Colorado Republican elites quickly went about trying to convince Maes, their own gubernatorial nominee, to drop out of the race. Many of them then endorsed former Rep. Tom Tancredo, a conservative Republican who was running for governor as the nominee of the American Constitution Party. Many mainstream, highly respected moderate Republican leaders abandoned their own party's nominee and urged their fellow Republicans to support the nominee of another party.

Maes refused to bow out, and in the end, the Republican nominee came in third with only 11 percent of the vote, narrowly avoiding the GOP being classified as a minor party under state law. Democrat John Hickenlooper easily defeated the split Republican electorate with 51 percent of the vote. Yes, even if you combine both Republicans' vote shares, the Democrat still wins, but Republicans arguably would have had a good shot at that seat with a more conventional candidate and a united party, particularly in the Republican wave year of 2010.

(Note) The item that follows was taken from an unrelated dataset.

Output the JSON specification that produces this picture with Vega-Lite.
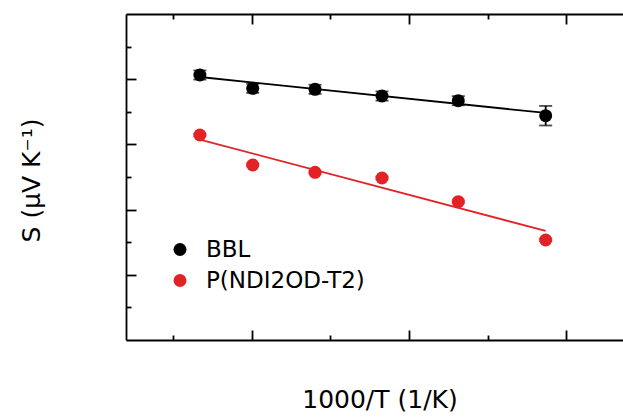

Could something like this happen nationally next year? Could party elites like John McCain, Lindsey Graham, and the editorial board of the National Review simply refuse to fall in behind Trump and instead form their own temporary party? There's precedent for it, as Azari notes. Those leaders would certainly understand that winning the election under such circumstances would be basically impossible. Nonetheless, they might reason that a Trump presidency would do so much damage to their party and the country that it's worth scuttling the whole effort. They also might reasonably conclude that Trump would lose the general election regardless, so they might as well take a strong stance against it.

This would clearly be a nightmare scenario for Republicans. And it's one they can possibly avoid by forming a united front behind a different candidate. But at least so far, they've failed to do that.